After a 20-month long process, the team closed a $40 million deal to become the owners of Powder Mountain, the largest ski resort in the country by skiable acreage. The Summit team raised the $40 million from more than 40 people, including Virgin billionaire Richard Branson, actress and activist Sophia Bush and professional snowboarder and Olympian Danny Davis. The group also secured an $18.5 million bond from Weber County to help finance some of the initial road, water and sewer infrastructure.
Doug Larsen, economic development director for Weber County, said the reason the county was driven to participate financially in the project is because of what the Summit Series stands for.
“It’s been an interesting project that has consumed our world for a year plus, but we’re happy to have it in front of us,” he said. “As we got to know one another and understand what Summit was about, the primary drivers for the county to participate financially was really their approach to the consciousness of the environment and their ability to market and promote the resort.”

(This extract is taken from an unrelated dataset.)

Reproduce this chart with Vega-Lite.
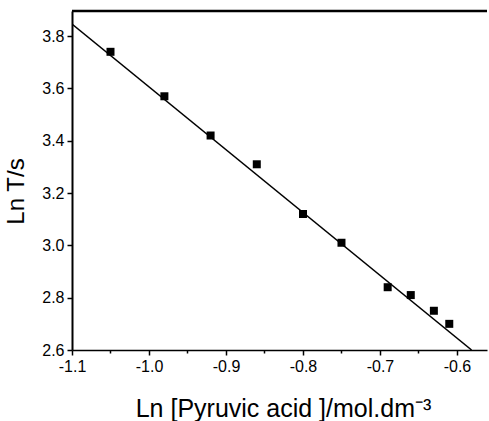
{
  "$schema": "https://vega.github.io/schema/vega-lite/v6.json",
  "width": 415,
  "height": 339,
  "autosize": {"type": "none"},
  "padding": {"left": 72, "top": 11, "right": 2, "bottom": 71},
  "background": "white",
  "config": {"view": {"stroke": null}, "font": "Liberation Sans"},
  "datasets": {
    "points": [
      {"x": -1.05, "y": 3.74},
      {"x": -0.98, "y": 3.57},
      {"x": -0.92, "y": 3.42},
      {"x": -0.86, "y": 3.31},
      {"x": -0.80, "y": 3.12},
      {"x": -0.75, "y": 3.01},
      {"x": -0.69, "y": 2.84},
      {"x": -0.66, "y": 2.81},
      {"x": -0.63, "y": 2.75},
      {"x": -0.61, "y": 2.70}
    ],
    "fit": [
      {"x": -1.1, "y": 3.846},
      {"x": -0.581, "y": 2.6}
    ]
  },
  "layer": [
    {
      "data": {"name": "fit"},
      "mark": {"type": "line", "color": "black", "strokeWidth": 1.5, "clip": true},
      "encoding": {
        "x": {
          "field": "x", "type": "quantitative",
          "scale": {"domain": [-1.1, -0.561], "nice": false, "zero": false},
          "axis": {
            "values": [-1.1, -1.05, -1.0, -0.95, -0.9, -0.85, -0.8, -0.75, -0.7, -0.65, -0.6],
            "labelExpr": "abs(datum.value*10 - round(datum.value*10)) > 0.01 ? '' : replace(format(datum.value, '.1f'), '−', '-')",
            "title": "Ln [Pyruvic acid ]/mol.dm⁻³",
            "titleFontSize": 25, "titleFontWeight": "normal", "titleColor": "black",
            "titleBaseline": "alphabetic", "titleX": 211, "titleY": 66,
            "labelFontSize": 16, "labelColor": "black", "labelPadding": 3,
            "labelFlush": false, "labelOverlap": false,
            "tickColor": "black", "tickWidth": 1.5,
            "tickSize": {"condition": {"test": "abs(datum.value*10 - round(datum.value*10)) > 0.01", "value": 3}, "value": 5},
            "domainColor": "black", "domainWidth": 1.5,
            "grid": false
          }
        },
        "y": {
          "field": "y", "type": "quantitative",
          "scale": {"domain": [2.6, 3.896], "nice": false, "zero": false},
          "axis": {
            "values": [2.6, 2.7, 2.8, 2.9, 3.0, 3.1, 3.2, 3.3, 3.4, 3.5, 3.6, 3.7, 3.8],
            "labelExpr": "abs(datum.value*5 - round(datum.value*5)) > 0.01 ? '' : format(datum.value, '.1f')",
            "title": "Ln T/s",
            "titleFontSize": 24, "titleFontWeight": "normal", "titleColor": "black",
            "titleX": -44, "titleY": 180,
            "labelFontSize": 16, "labelColor": "black", "labelPadding": 3,
            "labelFlush": false, "labelOverlap": false,
            "tickColor": "black", "tickWidth": 1.5,
            "tickSize": {"condition": {"test": "abs(datum.value*5 - round(datum.value*5)) > 0.01", "value": 3}, "value": 5},
            "domainColor": "black", "domainWidth": 2,
            "grid": false
          }
        }
      }
    },
    {
      "data": {"name": "points"},
      "mark": {"type": "point", "shape": "square", "filled": true, "color": "black", "size": 64, "opacity": 1},
      "encoding": {
        "x": {"field": "x", "type": "quantitative"},
        "y": {"field": "y", "type": "quantitative"}
      }
    },
    {
      "data": {"values": [{}]},
      "mark": {"type": "rule", "color": "black", "strokeWidth": 2.5},
      "encoding": {"y": {"datum": 3.896}}
    }
  ]
}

Future plans the Summit Series has for Powder Mountain include hundreds of single family homes (up to 4,000 square feet in size), a village with numerous art galleries and boutiques, a condo hotel and a members-only lodge. Mauro said he expects the mountain to be like a “mini-Telluride,” with everything from 1,000-square-foot cabins to million dollar homes, and places like ceramics shops, boutique coffee cafés and yoga studios.
“It’ll be a very unusual and different Main Street experience,” he said.
Mauro said most of the mountain will remain untouched, allowing for acres and acres of open skiing. The group does not have plans to litter the mountain with new ski lifts or golf courses.